## What is being asked
Quote the data exactly, first line to the line containing "const channelExploded = [false, true, true];", with no pictures.

= = = =

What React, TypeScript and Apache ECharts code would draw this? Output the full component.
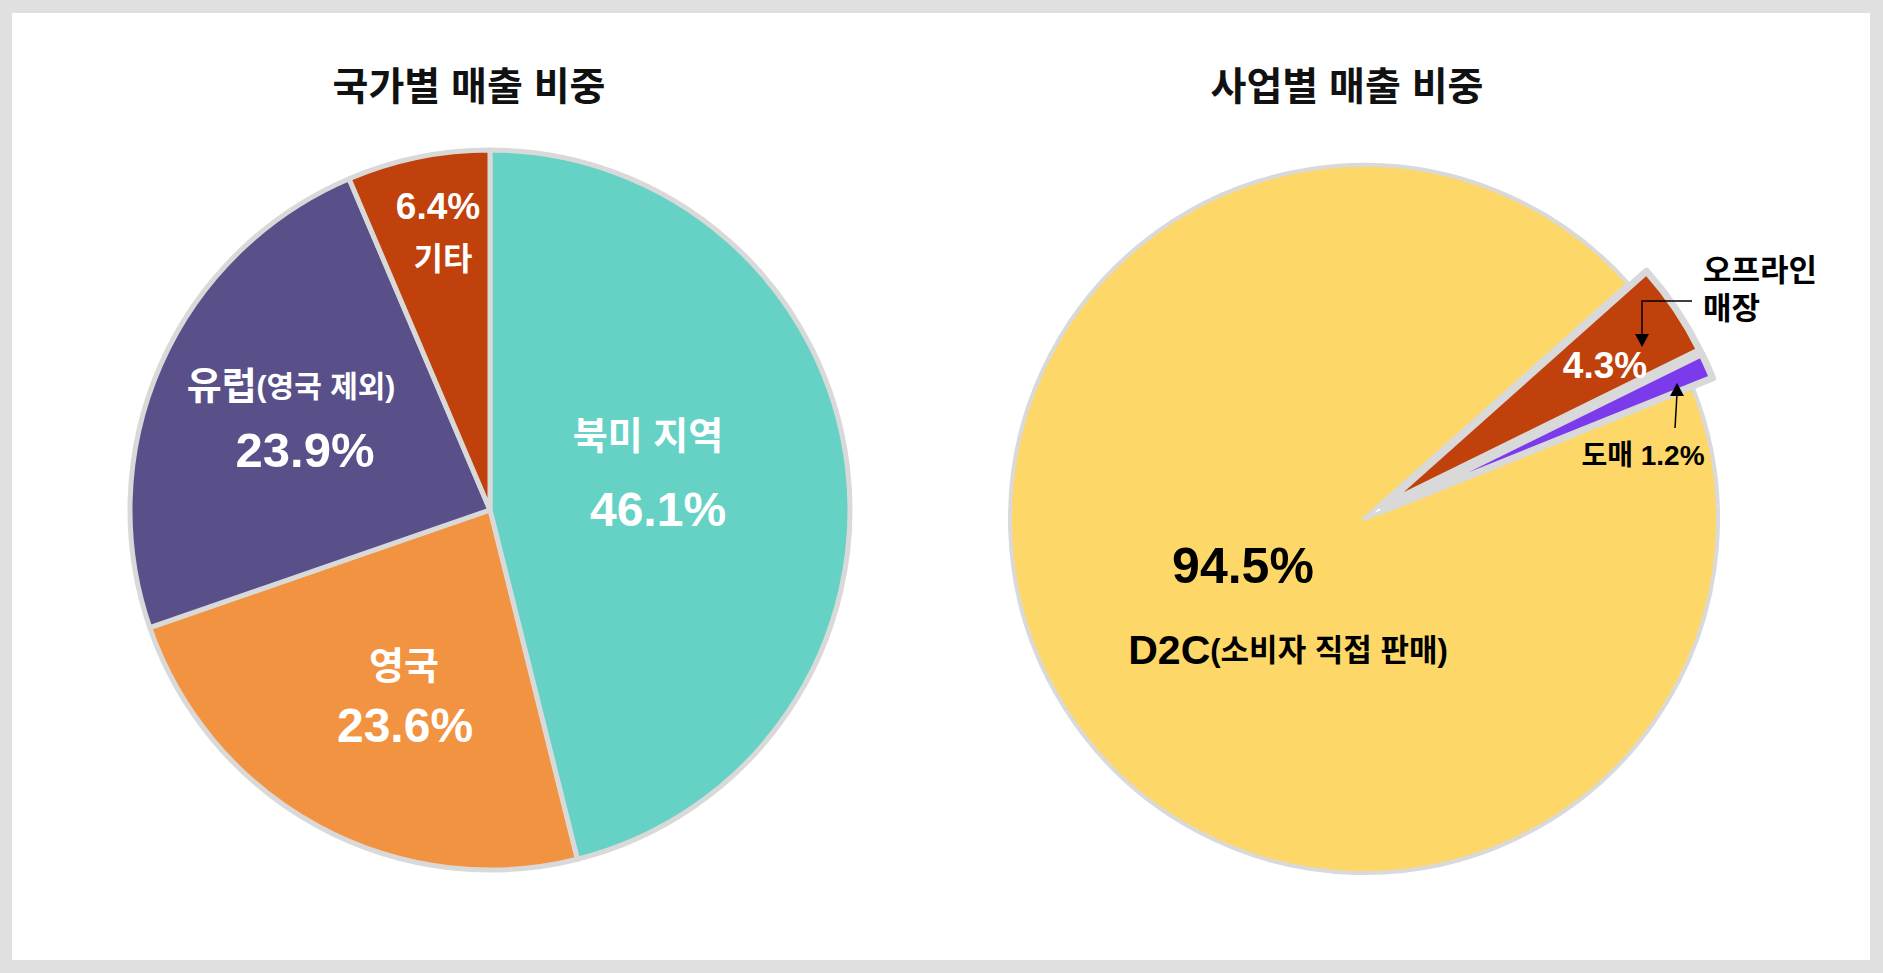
import React, { useEffect, useRef } from "react";
import * as echarts from "echarts";

// ---- data ----
const regionTitle = "국가별 매출 비중";
const regionNames = ["북미 지역", "영국", "유럽(영국 제외)", "기타"];
const regionValues = [46.1, 23.6, 23.9, 6.4];

const channelTitle = "사업별 매출 비중";
const channelNames = ["D2C(소비자 직접 판매)", "오프라인 매장", "도매"];
const channelValues = [94.5, 4.3, 1.2];
const channelExploded = [false, true, true];

// ---- styles ----
const regionColors = ["#66D2C5", "#F19340", "#59508A", "#C1410C"];
const channelColors = ["#FDD868", "#C1410C", "#7C3AED"];
const BORDER = "#D9D9D9";
const FONT = "'Liberation Sans', 'Noto Sans CJK KR', sans-serif";

const pct = (v: number) => `${v}%`;

function txt(text: string, x: number, y: number, size: number, color: string, align = "center") {
  return {
    type: "text",
    x,
    y,
    silent: true,
    z: 100,
    style: {
      text,
      font: `bold ${size}px ${FONT}`,
      fill: color,
      align,
      verticalAlign: "middle",
      textAlign: align,
      textVerticalAlign: "middle",
    },
  };
}

function richTxt(main: string, sub: string, x: number, y: number, s1: number, s2: number, color: string) {
  return {
    type: "text",
    x,
    y,
    silent: true,
    z: 100,
    style: {
      text: `{a|${main}}{b|${sub}}`,
      rich: {
        a: { font: `bold ${s1}px ${FONT}`, fill: color },
        b: { font: `bold ${s2}px ${FONT}`, fill: color },
      },
      align: "center",
      verticalAlign: "middle",
      textAlign: "center",
      textVerticalAlign: "middle",
    },
  };
}

export default function App() {
  const ref = useRef<HTMLDivElement>(null);

  useEffect(() => {
    if (!ref.current) return;
    const chart = echarts.init(ref.current, undefined, { renderer: "svg" });

    const [euMain, euSub] = [
      regionNames[2].slice(0, regionNames[2].indexOf("(")),
      regionNames[2].slice(regionNames[2].indexOf("(")),
    ];
    const [d2cMain, d2cSub] = [
      channelNames[0].slice(0, channelNames[0].indexOf("(")),
      channelNames[0].slice(channelNames[0].indexOf("(")),
    ];
    const offlineParts = channelNames[1].split(" ");

    const graphics: any[] = [
      txt(regionTitle, 469, 86, 39, "#111111"),
      txt(channelTitle, 1347, 86, 39, "#111111"),
      // left pie labels
      txt(regionNames[0], 648, 436, 38, "#FFFFFF"),
      txt(pct(regionValues[0]), 658, 509, 48, "#FFFFFF"),
      txt(regionNames[1], 404, 666, 38, "#FFFFFF"),
      txt(pct(regionValues[1]), 405, 725, 48, "#FFFFFF"),
      richTxt(euMain, euSub, 291, 386, 38, 30, "#FFFFFF"),
      txt(pct(regionValues[2]), 305, 450, 49, "#FFFFFF"),
      txt(pct(regionValues[3]), 438, 206, 37, "#FFFFFF"),
      txt(regionNames[3], 443, 259, 32, "#FFFFFF"),
      // right pie labels
      txt(pct(channelValues[0]), 1243, 566, 50, "#000000"),
      richTxt(d2cMain, d2cSub, 1288, 650, 41, 31, "#000000"),
      txt(pct(channelValues[1]), 1605, 365, 37, "#FFFFFF"),
      txt(offlineParts[0], 1703, 270, 31, "#000000", "left"),
      txt(offlineParts[1], 1703, 308, 31, "#000000", "left"),
      txt(`${channelNames[2]} ${pct(channelValues[2])}`, 1643, 455, 28, "#000000"),
      // arrows
      {
        type: "polyline",
        silent: true,
        z: 100,
        shape: { points: [[1692, 301], [1642, 301], [1642, 336]] },
        style: { stroke: "#000000", lineWidth: 1.5, fill: null },
      },
      {
        type: "polygon",
        silent: true,
        z: 100,
        shape: { points: [[1635, 334], [1649, 334], [1642, 347]] },
        style: { fill: "#000000" },
      },
      {
        type: "line",
        silent: true,
        z: 100,
        shape: { x1: 1675, y1: 428, x2: 1677, y2: 394 },
        style: { stroke: "#000000", lineWidth: 1.5 },
      },
      {
        type: "polygon",
        silent: true,
        z: 100,
        shape: { points: [[1670, 396], [1684, 396], [1677, 383]] },
        style: { fill: "#000000" },
      },
    ];

    chart.setOption({
      animation: false,
      backgroundColor: "transparent",
      series: [
        {
          type: "pie",
          center: [490, 510],
          radius: 360,
          startAngle: 90,
          clockwise: true,
          silent: true,
          label: { show: false },
          labelLine: { show: false },
          emphasis: { disabled: true },
          itemStyle: { borderColor: BORDER, borderWidth: 5 },
          data: regionNames.map((n, i) => ({
            name: n,
            value: regionValues[i],
            itemStyle: { color: regionColors[i] },
          })),
        },
        {
          type: "pie",
          center: [1364, 519],
          radius: 354,
          startAngle: 21.9,
          clockwise: true,
          silent: true,
          selectedMode: "multiple",
          selectedOffset: 22,
          label: { show: false },
          labelLine: { show: false },
          emphasis: { disabled: true },
          itemStyle: { borderColor: BORDER, borderWidth: 4 },
          data: channelNames.map((n, i) => ({
            name: n,
            value: channelValues[i],
            selected: channelExploded[i],
            itemStyle: {
              color: channelColors[i],
              borderWidth: channelExploded[i] ? 7 : 4,
            },
          })),
        },
      ],
      graphic: graphics,
    });

    return () => chart.dispose();
  }, []);

  return (
    <div
      style={{
        position: "fixed",
        left: 0,
        top: 0,
        width: 1883,
        height: 973,
        background: "#E0E0E0",
      }}
    >
      <div
        style={{
          position: "absolute",
          left: 12,
          top: 13,
          width: 1858,
          height: 947,
          background: "#FFFFFF",
        }}
      />
      <div ref={ref} style={{ position: "absolute", left: 0, top: 0, width: 1883, height: 973 }} />
    </div>
  );
}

= = = =

## Final result
What React, TypeScript and Apache ECharts code would draw this? Output the full component.
import React, { useEffect, useRef } from "react";
import * as echarts from "echarts";

// ---- data ----
const regionTitle = "국가별 매출 비중";
const regionNames = ["북미 지역", "영국", "유럽(영국 제외)", "기타"];
const regionValues = [46.1, 23.6, 23.9, 6.4];

const channelTitle = "사업별 매출 비중";
const channelNames = ["D2C(소비자 직접 판매)", "오프라인 매장", "도매"];
const channelValues = [94.5, 4.3, 1.2];
const channelExploded = [false, true, true];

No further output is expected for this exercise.